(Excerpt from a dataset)
———

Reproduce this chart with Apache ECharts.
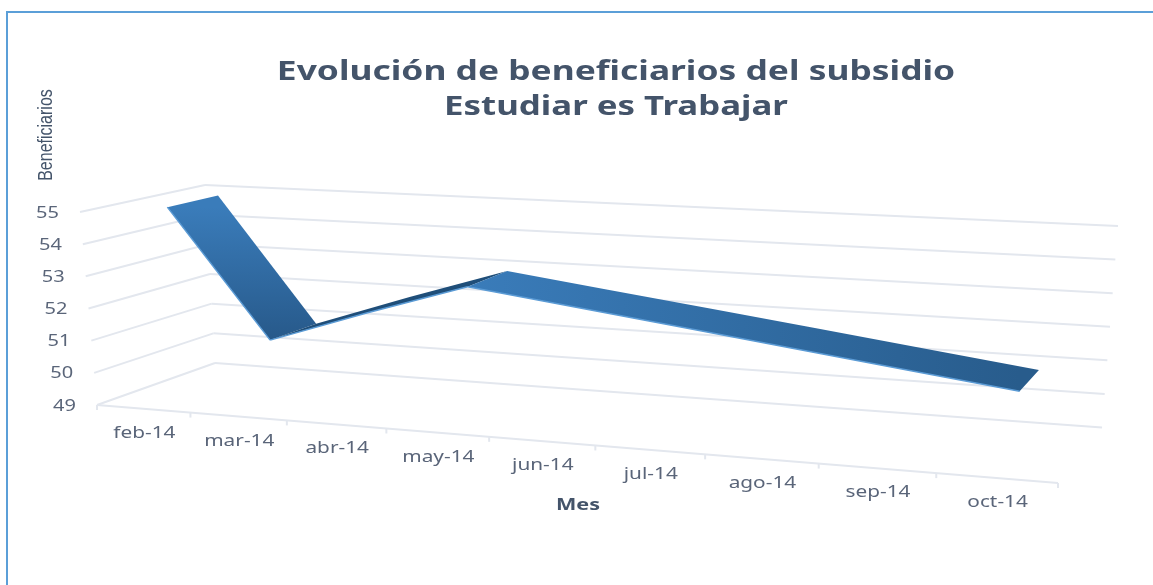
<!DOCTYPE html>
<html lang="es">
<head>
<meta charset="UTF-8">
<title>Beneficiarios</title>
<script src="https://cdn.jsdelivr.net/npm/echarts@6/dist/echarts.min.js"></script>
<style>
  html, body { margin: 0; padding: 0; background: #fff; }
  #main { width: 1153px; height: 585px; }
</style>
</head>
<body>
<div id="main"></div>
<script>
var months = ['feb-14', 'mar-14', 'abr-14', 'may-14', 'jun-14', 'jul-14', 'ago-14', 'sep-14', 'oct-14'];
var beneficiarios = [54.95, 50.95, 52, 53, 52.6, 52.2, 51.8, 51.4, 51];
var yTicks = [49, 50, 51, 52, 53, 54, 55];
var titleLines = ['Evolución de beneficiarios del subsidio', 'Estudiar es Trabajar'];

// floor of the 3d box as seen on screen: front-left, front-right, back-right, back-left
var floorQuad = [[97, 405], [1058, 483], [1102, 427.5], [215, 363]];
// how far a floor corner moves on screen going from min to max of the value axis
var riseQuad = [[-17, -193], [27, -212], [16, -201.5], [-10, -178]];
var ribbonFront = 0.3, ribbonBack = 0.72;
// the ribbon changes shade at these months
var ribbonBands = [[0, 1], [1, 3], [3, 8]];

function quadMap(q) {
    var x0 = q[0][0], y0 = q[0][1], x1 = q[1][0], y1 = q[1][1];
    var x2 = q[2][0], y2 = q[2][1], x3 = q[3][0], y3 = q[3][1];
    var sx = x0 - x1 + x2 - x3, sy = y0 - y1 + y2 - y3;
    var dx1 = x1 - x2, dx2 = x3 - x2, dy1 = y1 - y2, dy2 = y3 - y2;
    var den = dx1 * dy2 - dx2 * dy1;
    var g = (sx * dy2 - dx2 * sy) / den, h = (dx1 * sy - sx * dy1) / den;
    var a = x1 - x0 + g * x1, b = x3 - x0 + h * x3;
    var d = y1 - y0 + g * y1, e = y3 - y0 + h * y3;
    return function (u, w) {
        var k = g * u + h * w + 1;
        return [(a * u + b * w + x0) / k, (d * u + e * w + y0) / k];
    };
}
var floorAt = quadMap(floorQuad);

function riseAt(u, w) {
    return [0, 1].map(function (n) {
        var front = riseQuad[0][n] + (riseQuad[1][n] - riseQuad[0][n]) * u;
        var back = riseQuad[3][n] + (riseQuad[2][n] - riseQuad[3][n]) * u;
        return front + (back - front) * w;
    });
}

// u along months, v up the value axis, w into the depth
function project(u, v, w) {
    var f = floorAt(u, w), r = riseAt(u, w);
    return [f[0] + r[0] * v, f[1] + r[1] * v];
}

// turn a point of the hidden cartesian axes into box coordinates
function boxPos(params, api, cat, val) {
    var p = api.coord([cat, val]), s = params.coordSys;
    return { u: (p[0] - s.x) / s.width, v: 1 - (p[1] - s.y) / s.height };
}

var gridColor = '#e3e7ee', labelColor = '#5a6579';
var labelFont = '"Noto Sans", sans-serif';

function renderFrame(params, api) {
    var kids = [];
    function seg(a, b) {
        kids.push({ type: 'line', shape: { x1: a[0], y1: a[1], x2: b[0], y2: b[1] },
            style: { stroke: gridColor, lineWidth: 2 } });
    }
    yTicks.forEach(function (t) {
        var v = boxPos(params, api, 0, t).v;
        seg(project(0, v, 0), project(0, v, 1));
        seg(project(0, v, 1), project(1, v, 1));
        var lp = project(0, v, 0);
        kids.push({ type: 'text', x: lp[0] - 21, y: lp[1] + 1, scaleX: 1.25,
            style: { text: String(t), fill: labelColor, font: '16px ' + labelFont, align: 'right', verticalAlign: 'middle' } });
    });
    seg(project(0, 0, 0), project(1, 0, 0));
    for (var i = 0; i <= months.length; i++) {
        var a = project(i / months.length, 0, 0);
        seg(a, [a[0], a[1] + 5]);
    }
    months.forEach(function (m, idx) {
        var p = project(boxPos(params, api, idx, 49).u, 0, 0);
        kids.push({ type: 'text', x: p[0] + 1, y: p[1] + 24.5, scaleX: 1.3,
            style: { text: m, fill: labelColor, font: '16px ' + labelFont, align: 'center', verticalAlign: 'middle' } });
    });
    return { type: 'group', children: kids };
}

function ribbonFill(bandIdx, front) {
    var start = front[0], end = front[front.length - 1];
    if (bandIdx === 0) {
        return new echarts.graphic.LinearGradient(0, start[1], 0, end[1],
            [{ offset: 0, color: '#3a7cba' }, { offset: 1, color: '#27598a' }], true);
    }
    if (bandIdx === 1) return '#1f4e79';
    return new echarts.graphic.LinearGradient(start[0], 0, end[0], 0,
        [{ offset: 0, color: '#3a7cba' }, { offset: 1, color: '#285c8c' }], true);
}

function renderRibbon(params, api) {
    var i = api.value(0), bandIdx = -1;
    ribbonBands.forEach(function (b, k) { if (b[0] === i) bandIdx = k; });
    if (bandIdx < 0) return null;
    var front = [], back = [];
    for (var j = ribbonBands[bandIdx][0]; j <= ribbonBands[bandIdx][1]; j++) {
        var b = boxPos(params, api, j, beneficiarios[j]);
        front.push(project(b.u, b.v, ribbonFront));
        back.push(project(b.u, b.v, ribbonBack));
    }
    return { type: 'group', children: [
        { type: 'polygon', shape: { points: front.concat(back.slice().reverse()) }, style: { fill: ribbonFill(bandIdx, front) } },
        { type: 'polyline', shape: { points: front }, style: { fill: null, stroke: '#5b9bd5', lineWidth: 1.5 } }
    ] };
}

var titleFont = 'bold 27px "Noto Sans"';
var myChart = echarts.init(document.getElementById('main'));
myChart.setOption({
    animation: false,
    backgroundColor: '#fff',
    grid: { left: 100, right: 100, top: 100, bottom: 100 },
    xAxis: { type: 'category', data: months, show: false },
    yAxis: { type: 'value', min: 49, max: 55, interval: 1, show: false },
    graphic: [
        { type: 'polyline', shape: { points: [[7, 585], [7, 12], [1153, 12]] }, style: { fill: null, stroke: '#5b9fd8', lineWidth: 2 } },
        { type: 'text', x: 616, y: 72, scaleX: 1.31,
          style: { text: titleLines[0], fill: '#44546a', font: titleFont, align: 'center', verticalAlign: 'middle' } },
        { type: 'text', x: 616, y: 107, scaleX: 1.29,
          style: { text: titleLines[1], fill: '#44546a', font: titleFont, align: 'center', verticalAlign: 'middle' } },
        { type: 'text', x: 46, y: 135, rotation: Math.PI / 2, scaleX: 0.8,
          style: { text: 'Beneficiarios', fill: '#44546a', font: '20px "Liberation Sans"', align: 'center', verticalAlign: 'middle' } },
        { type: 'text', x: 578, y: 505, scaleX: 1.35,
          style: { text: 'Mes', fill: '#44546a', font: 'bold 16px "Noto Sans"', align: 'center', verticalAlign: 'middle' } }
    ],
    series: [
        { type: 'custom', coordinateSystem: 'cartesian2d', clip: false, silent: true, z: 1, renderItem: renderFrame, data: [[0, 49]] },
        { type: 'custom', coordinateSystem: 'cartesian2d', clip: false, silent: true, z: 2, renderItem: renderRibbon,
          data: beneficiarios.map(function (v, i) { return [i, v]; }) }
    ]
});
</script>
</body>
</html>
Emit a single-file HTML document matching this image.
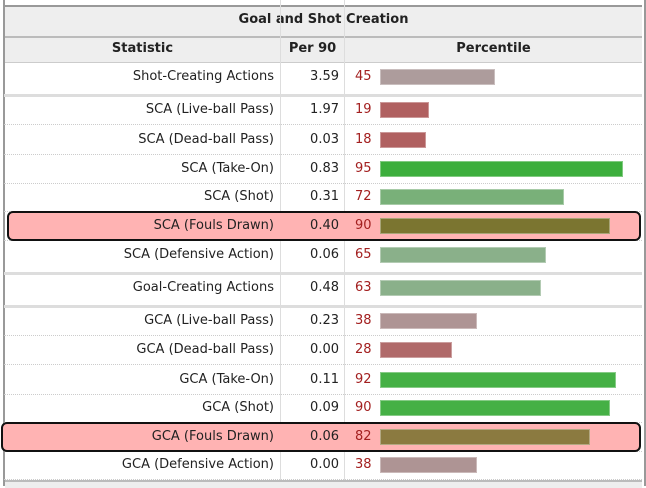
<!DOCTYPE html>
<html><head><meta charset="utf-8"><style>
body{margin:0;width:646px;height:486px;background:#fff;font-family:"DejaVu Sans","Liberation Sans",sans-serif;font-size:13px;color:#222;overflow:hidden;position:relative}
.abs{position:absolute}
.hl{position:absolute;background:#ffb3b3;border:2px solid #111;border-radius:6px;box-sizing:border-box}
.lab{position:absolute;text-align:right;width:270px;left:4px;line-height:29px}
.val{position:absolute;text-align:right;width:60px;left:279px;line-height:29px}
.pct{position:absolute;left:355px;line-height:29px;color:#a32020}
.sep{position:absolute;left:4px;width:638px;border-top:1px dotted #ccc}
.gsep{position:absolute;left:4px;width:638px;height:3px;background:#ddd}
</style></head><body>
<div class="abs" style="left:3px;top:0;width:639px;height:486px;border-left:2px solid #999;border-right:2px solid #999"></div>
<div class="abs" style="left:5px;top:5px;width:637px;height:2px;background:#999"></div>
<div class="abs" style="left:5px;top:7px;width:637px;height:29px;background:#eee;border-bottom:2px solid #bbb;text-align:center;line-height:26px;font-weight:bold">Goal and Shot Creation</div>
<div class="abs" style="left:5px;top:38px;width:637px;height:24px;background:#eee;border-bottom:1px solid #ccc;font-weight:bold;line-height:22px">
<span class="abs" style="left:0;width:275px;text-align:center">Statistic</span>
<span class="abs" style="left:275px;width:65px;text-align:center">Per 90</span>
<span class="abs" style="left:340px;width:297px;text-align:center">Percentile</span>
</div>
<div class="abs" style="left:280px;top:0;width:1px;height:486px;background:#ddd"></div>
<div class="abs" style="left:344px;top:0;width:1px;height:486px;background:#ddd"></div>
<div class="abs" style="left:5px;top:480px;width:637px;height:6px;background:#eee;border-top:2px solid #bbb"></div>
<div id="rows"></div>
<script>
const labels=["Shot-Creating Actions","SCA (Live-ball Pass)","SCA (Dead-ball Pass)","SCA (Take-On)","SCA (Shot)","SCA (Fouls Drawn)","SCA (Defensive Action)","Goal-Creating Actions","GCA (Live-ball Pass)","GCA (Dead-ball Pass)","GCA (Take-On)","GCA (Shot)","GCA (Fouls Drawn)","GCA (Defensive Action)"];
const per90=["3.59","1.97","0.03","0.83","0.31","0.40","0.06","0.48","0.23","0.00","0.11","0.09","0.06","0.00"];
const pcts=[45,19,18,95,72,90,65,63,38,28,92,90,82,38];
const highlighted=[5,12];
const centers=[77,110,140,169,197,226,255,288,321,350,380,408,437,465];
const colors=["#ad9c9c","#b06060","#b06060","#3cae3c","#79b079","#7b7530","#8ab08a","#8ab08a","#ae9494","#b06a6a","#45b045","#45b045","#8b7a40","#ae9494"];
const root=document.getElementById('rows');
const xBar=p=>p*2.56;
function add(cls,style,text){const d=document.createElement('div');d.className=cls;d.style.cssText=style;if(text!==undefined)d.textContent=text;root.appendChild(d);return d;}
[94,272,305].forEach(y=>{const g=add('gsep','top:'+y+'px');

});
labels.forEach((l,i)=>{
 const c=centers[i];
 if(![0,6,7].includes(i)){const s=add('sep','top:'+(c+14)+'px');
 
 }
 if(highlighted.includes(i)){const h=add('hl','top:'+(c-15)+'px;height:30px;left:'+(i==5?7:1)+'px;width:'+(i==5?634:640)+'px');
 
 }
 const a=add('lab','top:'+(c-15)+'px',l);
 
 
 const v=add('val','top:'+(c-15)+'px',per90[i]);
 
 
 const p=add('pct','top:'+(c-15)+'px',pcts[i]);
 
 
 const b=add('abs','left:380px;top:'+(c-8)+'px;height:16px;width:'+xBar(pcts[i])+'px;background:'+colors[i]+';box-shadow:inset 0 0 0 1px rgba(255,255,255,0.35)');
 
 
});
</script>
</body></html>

———

DIRECTION —
From the top of the listing above, repeat each line exactly until you reach the line containing "var ribbonBands = [[0, 1], [1, 3], [3, 8]];", and repeat that one too. Leave the pictures out.

FULL SOLUTION —
Reproduce this chart with Apache ECharts.
<!DOCTYPE html>
<html lang="es">
<head>
<meta charset="UTF-8">
<title>Beneficiarios</title>
<script src="https://cdn.jsdelivr.net/npm/echarts@6/dist/echarts.min.js"></script>
<style>
  html, body { margin: 0; padding: 0; background: #fff; }
  #main { width: 1153px; height: 585px; }
</style>
</head>
<body>
<div id="main"></div>
<script>
var months = ['feb-14', 'mar-14', 'abr-14', 'may-14', 'jun-14', 'jul-14', 'ago-14', 'sep-14', 'oct-14'];
var beneficiarios = [54.95, 50.95, 52, 53, 52.6, 52.2, 51.8, 51.4, 51];
var yTicks = [49, 50, 51, 52, 53, 54, 55];
var titleLines = ['Evolución de beneficiarios del subsidio', 'Estudiar es Trabajar'];

// floor of the 3d box as seen on screen: front-left, front-right, back-right, back-left
var floorQuad = [[97, 405], [1058, 483], [1102, 427.5], [215, 363]];
// how far a floor corner moves on screen going from min to max of the value axis
var riseQuad = [[-17, -193], [27, -212], [16, -201.5], [-10, -178]];
var ribbonFront = 0.3, ribbonBack = 0.72;
// the ribbon changes shade at these months
var ribbonBands = [[0, 1], [1, 3], [3, 8]];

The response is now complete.